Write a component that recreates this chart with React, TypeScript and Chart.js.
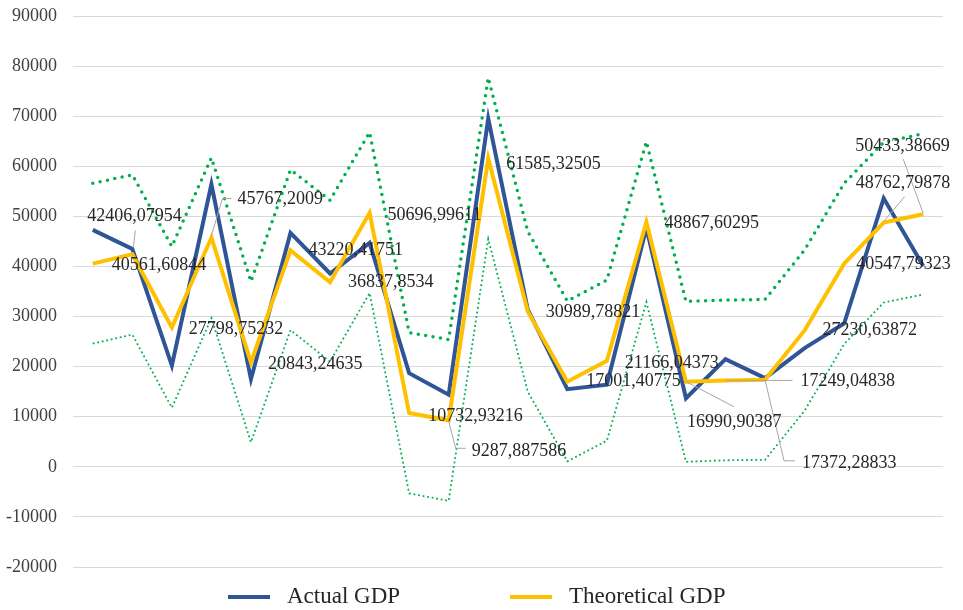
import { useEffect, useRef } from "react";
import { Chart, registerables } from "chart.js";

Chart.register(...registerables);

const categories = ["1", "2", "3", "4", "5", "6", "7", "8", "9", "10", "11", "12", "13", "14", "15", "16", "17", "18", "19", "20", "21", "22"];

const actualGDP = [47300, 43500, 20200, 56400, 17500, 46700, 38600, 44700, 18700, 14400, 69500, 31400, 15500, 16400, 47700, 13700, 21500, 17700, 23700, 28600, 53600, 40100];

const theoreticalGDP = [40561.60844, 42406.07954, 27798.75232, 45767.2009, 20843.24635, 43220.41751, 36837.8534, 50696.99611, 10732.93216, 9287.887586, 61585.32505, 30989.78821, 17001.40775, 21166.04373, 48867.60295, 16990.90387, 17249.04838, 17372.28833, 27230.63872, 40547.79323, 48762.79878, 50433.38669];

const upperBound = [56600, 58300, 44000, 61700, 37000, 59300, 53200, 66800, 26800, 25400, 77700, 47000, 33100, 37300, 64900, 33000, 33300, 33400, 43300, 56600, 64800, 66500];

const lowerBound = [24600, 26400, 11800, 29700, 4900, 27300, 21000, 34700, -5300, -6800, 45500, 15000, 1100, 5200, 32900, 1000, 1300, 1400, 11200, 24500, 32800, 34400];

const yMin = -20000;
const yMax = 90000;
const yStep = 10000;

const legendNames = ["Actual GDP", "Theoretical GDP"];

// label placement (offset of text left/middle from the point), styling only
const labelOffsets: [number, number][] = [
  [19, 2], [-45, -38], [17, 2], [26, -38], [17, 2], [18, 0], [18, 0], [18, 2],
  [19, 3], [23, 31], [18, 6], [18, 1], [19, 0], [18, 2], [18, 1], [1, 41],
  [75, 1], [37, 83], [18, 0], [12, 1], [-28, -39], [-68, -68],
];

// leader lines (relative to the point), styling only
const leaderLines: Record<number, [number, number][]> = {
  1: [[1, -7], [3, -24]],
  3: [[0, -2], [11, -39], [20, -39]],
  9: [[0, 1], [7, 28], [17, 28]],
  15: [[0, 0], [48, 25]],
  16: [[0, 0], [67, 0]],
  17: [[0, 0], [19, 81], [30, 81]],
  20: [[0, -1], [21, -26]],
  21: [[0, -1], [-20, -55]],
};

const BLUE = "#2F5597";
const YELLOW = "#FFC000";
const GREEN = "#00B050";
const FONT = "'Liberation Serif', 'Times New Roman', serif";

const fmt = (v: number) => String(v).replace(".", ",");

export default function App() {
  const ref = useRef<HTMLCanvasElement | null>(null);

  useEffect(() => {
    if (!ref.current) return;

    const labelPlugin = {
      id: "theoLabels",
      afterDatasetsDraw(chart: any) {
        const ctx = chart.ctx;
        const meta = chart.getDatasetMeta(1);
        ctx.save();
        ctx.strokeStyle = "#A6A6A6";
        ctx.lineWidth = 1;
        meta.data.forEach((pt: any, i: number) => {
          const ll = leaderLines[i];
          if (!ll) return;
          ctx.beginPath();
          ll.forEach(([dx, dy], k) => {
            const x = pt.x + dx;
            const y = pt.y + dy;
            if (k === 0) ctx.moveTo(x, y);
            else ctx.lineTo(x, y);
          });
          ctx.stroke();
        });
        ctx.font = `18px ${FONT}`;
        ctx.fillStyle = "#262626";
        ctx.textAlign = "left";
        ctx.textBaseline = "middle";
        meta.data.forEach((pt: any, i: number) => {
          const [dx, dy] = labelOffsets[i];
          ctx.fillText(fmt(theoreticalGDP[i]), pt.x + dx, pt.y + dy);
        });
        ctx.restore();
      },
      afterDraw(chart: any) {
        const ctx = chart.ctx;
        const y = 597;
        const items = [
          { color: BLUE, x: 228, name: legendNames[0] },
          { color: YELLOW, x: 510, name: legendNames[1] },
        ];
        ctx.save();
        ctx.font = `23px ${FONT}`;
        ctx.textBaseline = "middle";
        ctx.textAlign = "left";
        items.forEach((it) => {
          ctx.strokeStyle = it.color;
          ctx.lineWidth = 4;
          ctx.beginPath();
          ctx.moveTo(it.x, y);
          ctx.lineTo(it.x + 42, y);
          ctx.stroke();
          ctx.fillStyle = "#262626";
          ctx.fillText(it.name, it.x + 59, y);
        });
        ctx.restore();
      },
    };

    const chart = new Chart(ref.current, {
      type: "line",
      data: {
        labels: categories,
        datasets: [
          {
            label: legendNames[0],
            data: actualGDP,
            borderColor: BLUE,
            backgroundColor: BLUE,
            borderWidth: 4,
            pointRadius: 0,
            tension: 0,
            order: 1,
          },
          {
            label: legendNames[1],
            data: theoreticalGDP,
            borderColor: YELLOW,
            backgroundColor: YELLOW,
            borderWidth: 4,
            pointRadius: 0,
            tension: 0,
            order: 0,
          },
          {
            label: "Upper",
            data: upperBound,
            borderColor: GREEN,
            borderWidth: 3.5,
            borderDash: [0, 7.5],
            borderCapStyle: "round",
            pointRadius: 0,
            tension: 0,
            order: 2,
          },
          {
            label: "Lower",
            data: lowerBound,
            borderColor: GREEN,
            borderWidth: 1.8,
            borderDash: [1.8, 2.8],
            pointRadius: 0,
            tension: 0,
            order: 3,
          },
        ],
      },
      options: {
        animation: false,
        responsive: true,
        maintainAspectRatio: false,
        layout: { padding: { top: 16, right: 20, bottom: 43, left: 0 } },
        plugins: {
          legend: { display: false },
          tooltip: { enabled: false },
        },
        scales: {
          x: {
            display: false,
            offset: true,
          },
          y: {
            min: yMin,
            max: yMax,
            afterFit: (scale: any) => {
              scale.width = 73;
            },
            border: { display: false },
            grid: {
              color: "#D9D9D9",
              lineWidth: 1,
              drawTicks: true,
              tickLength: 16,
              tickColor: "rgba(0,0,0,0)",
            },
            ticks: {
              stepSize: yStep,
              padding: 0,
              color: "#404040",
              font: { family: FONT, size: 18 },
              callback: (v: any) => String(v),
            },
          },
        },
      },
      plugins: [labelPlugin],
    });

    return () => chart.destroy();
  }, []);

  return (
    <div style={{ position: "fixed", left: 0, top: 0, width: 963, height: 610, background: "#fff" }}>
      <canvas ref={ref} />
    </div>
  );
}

*WHAT IS ASKED*.
Leave the pictures out and reproduce exactly the lines from the top of the listing above through the line with "28600, 53600, 40100];".

*ANSWER TO THE PROBLEM*.
Write a component that recreates this chart with React, TypeScript and Chart.js.
import { useEffect, useRef } from "react";
import { Chart, registerables } from "chart.js";

Chart.register(...registerables);

const categories = ["1", "2", "3", "4", "5", "6", "7", "8", "9", "10", "11", "12", "13", "14", "15", "16", "17", "18", "19", "20", "21", "22"];

const actualGDP = [47300, 43500, 20200, 56400, 17500, 46700, 38600, 44700, 18700, 14400, 69500, 31400, 15500, 16400, 47700, 13700, 21500, 17700, 23700, 28600, 53600, 40100];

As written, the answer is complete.